A group of multidisciplinary scholars at Northwestern University reflected on their engagement with the Global South as a notion and experience at a Critical Conversations webinar hosted by the Institute for Advanced Study in the Global South (#IAS_NUQ).
Yasemin Y. Celikkol, a global postdoctoral scholar at #IAS_NUQ, moderated the discussion and began by examining the use of the term Global South compared to the term Global North. She noted that according to Google Ngram (a tool used to chart word frequencies from books allowing for examination of sentiment shift as reflected in books) while the use of Global South has increased and become “trendy,” the use of the Global North remains low in the academic sphere.
To catalyze dialogue about the opportunities enabled by the Global South and its relevance to the world today, the notion was examined by a panel featuring Northwestern Professors Jessica Winegar, Pablo J. Boczkowski, and Anto Mohsin.
Boczkowski, a professor of communication studies and founder of the Center for Latinx Digital Media, said the term Global South was both useful and highly problematic. It is useful, he said, because “it allows you to mark a certain distinction that needs to be marked, but in the process of doing [so], it lumps together ‘the other,’ and reinforces the othering of the other.”
Winegar, a professor of anthropology who specializes in cultural politics, noted it was important to remember that the term Global South is both “embodied and relational,” highlighting that, while the term can be obfuscating, it is also useful as “a political solidarity project.”
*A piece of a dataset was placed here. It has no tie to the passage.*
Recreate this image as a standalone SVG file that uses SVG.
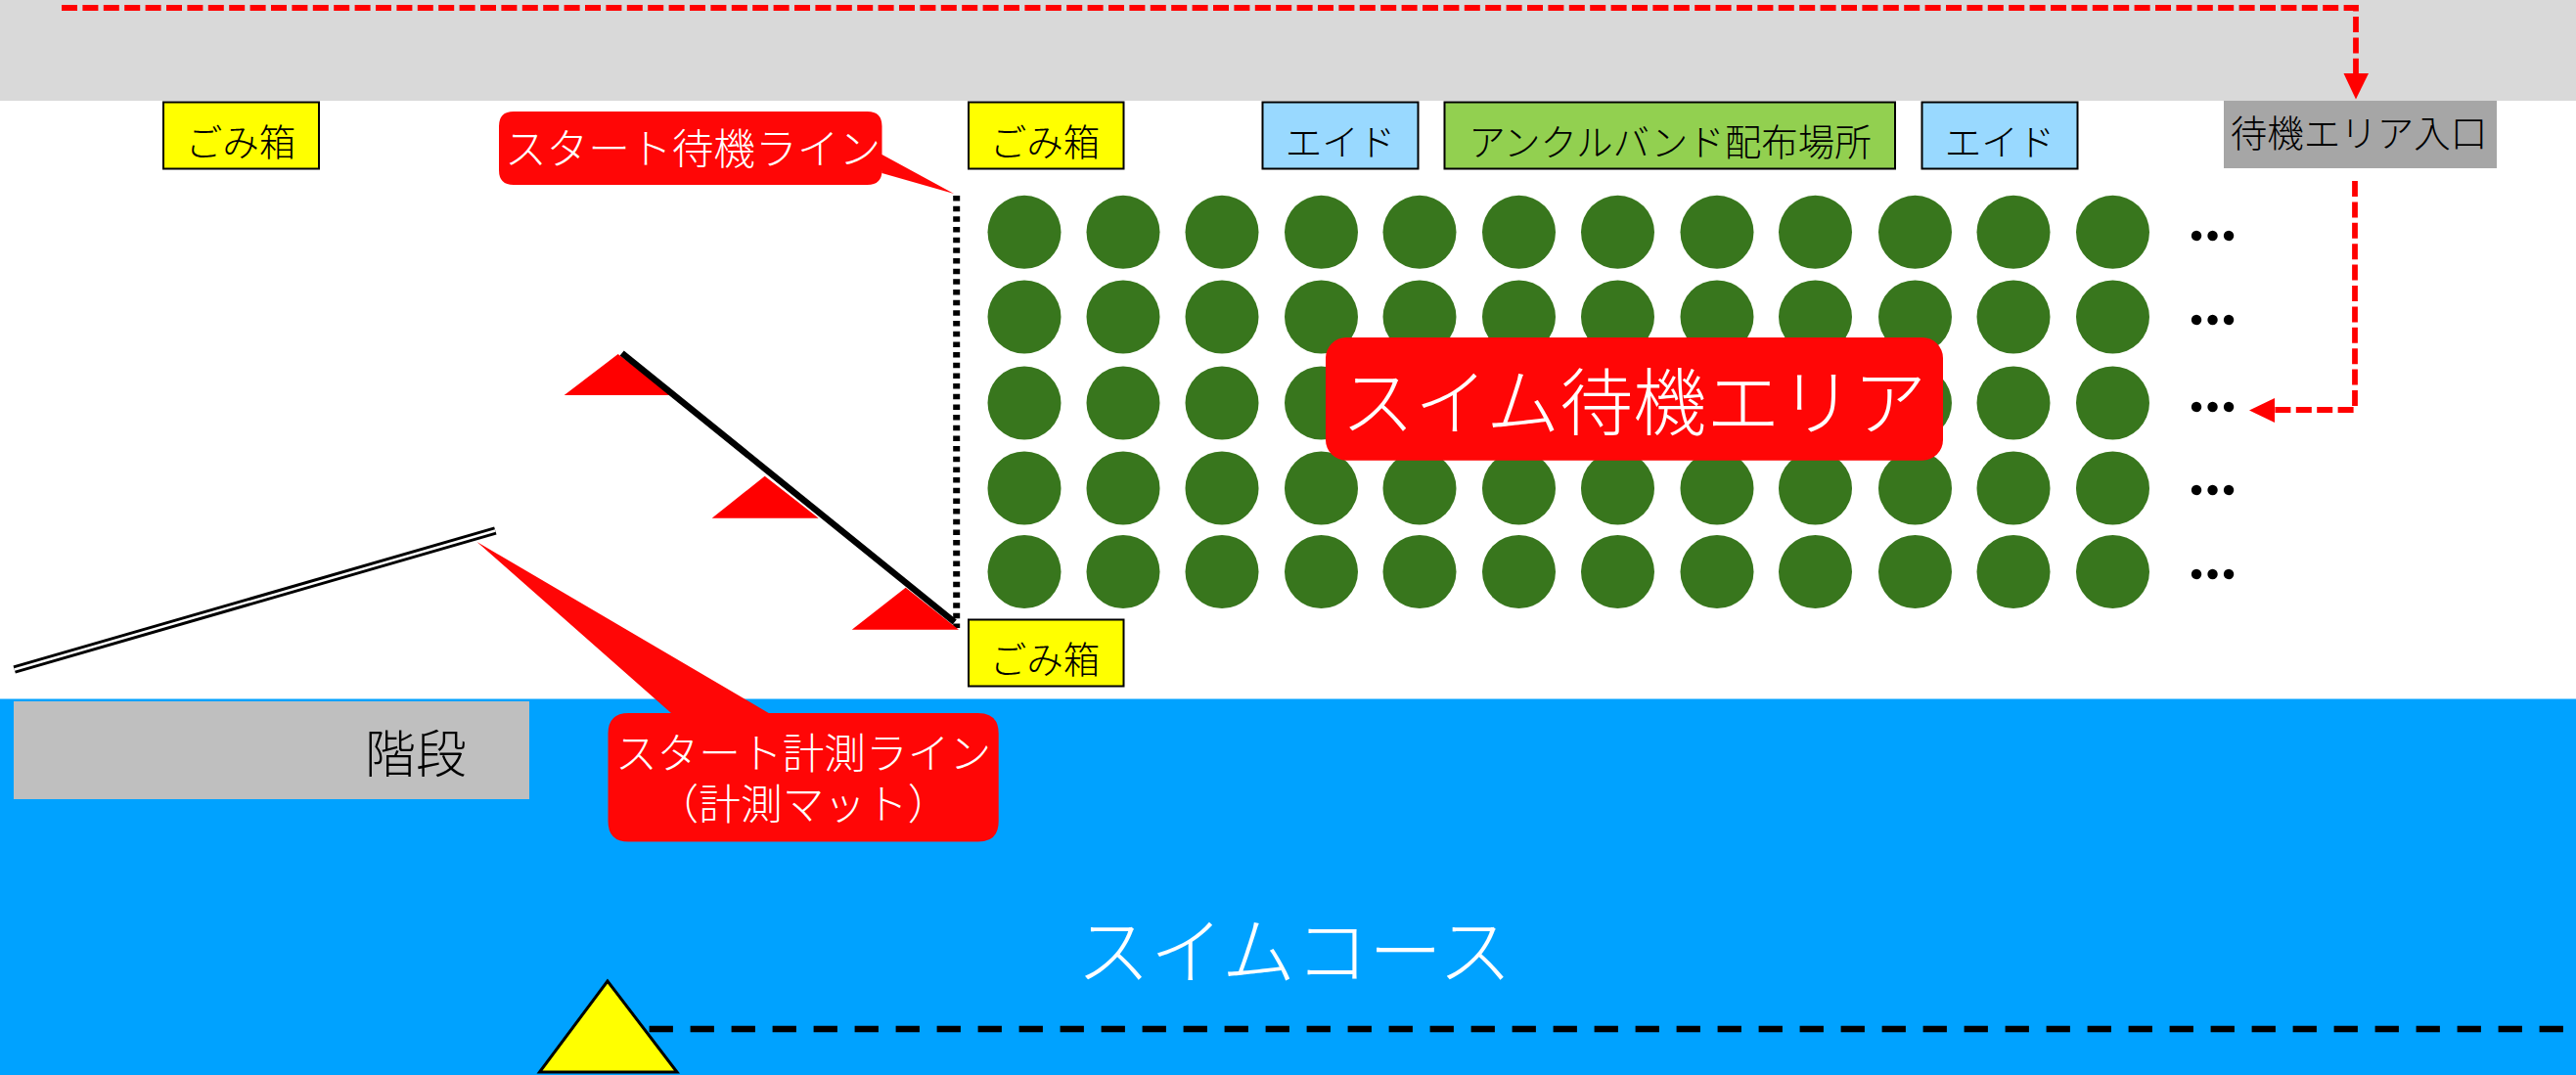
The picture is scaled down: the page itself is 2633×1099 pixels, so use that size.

Reflecting on his experience and views that shaped his understanding of the notion of the Global South, Mohsin, a science and technology studies professor at Northwestern Qatar, explained what it means to him on a personal, intellectual, and pedagogical level. “Global South means voice, representation, and a series of attempts to equally contribute to knowledge production about the world,” he said.
Critical Conversations is a series of events under the auspices of the Institute for Advanced Study in the Global South. Through a variety of similar events and programs, the institute aims to amplify faculty and students’ scholarship and media-making and to produce and promote evidence-based storytelling focused on the media history, culture, and societies of the Global South.